Het is trouwens opvallend hoe moord en brand wordt geschreeuwd over quota voor etnisch-culturele minderheden, terwijl gezwegen wordt over reeds bestaande quotaregelingen. Het Rosetta-banenplan bijvoorbeeld bepaalt dat elke werkgever met 50 of meer werknemers, minstens 3 % jongeren moet tewerkstellen. Dat zijn quota, inderdaad. Maar als het voor de 'eigen' jongeren is, is de 'verdeeldheid' plots minder erg. Een toestand van ernstige werkloosheid, gecombineerd met de intrede van nieuwe groepen kan dan ook tot perverse conclusies leiden: moeten we ook vrouwen niet van de arbeidsmarkt houden, omdat ze mannen uit sommige jobs zouden verdrijven?

Een ander bezwaar is dat het introduceren van quota veronderstelt dat mensen zich moeten bekennen als 'allochtoon' of 'autochtoon', waardoor die artificiële scheidingslijnen enkel bevestigd worden. Dat is waar, toch wordt het systeem al toegepast in een aantal scholen in Nederland, waarbij werkelijk succes werd geboekt bij het tegengaan van discriminatie bij inschrijvingen. Quotaregelingen kunnen natuurlijk enkel een voorlopige maatregel zijn, maar kunnen op korte termijn helpen om minderheden reëel in te schakelen in het arbeidscircuit en dus in de arbeidersklasse.

Blijft echter het strategische probleem dat de minderheden per definitie de strijd moeilijk alleen kunnen winnen, precies omdat ze minderheden zijn.
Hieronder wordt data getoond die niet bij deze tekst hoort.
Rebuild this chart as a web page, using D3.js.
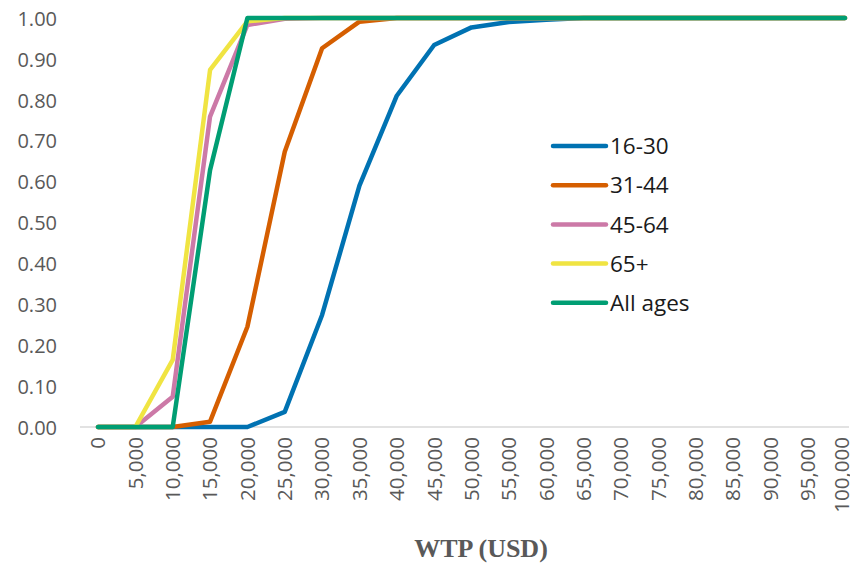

Als ze niet afhankelijk willen zijn van paternalisme, moeten ze dus wel allianties aangaan binnen de arbeidersbeweging, en dat kan enkel door hun specifieke eisen te verbinden met een breder tewerkstellingsplan. Aan hen om hun nut en kracht te bewijzen in de sociale strijd, en zich als een echte bondgenoot te tonen voor 'Belgische' arbeiders. Aan de linkerzijde om resoluut de strijd aan te binden met het racisme binnen de arbeidersbeweging.